もっとも、武蔵小杉の時点で290円の同額ならその後に通算の可能性がある渋谷−武蔵小杉の扱いにしてくれればよかったのですが、JR東日本の約款では定期券援用が原則で、全区間通算も「出来る」という扱いなので、こうなるのも分かりますが、改札外乗り換えとの間で40円の格差が生じることは事実であり、期間限定の問題点とはいえ釈然としないものを残しました。

特例を伝えるポスター


●「期間限定」ゆえの「穴」か
1年あまりの特例に計算ロジックの本格的修正(1代多く遡る比較計算)はできないということでしょう。
まあそれは分かりますが、ならば改札外乗り換えの場合、定期券が絡む場合は実際より高く計算されることがあります、という一文を添えるのが昨今の消費者保護などの流れです。

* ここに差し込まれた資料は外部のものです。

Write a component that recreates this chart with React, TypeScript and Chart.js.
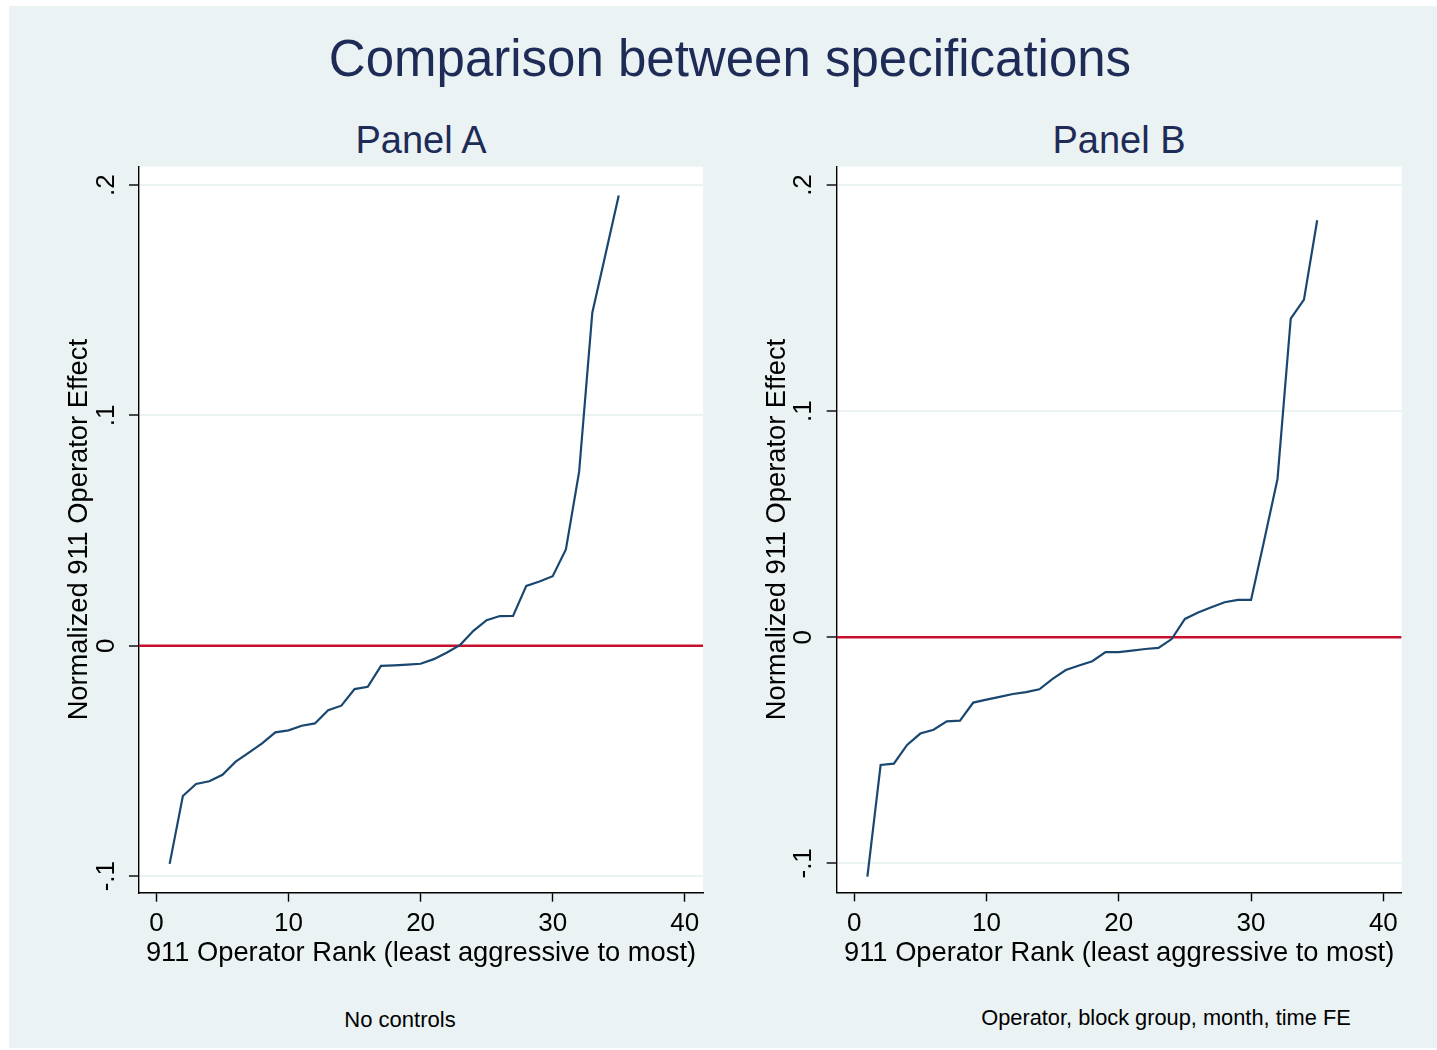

一方特例の「特例」として、改札外乗り換えをした場合、東京、品川などの改札内指定席券売機で乗車券を購入できません、という注意が今回の特例の案内に書かれています。

これは武蔵小杉経由を記録してしまったあと、券売機で都区内や山手線内発の乗車券を購入する際、入口が西大井や品川になってしまい、乗車経路によっては西荻窪や蒲田が入口になるはずなのに正しく計算できないということでしょうか。

もしくは、券売機のほうに武蔵小杉特例を読み込ませるロジックを組み込む手間を惜しんだか(武蔵小杉特例が適用された場合、計算上の起点駅からの通算運賃で計算する)のどちらかでしょう。
この場合は武蔵小杉で打ち切り計算になった運賃が徴収されるので、いずれにしろ受け付けないというロジックを組んだとみられます。

こちらは注意があるわけで、期間限定ということもあり許容範囲と言えますし、新幹線に乗り継ぐような利用で敢えて露天の一般道経由というのも選択しづらいので、これは妥当と言えます。

まあ釈然としない部分もありますが、大多数にとって利便性が高まる今回の措置を支持すべきでしょう。

ちなみに今回の開業で南武線の中間地点にJR線でアクセスできるようになったことから、これまで適用されていた東横線経由と小田急線経由の通過連絡(渋谷−武蔵小杉、新宿−登戸を挟む前後のJR線の営業キロ通算。ICカードでの利用には適用されず、紙ベースと定期券のみ適用)のうち普通乗車券への適用が廃止されました。(定期券は存続)
※(2010年5月15日訂正)初稿では定期券も廃止としましたが、定期券への適用は継続しています。

東横線経由はともかく、小田急線経由は武蔵小杉の乗り換えの手間と手戻りを考えると廃止は乱暴な話ですが、こちらの「ライバル経由」になる「穴」はしっかり埋めているようです。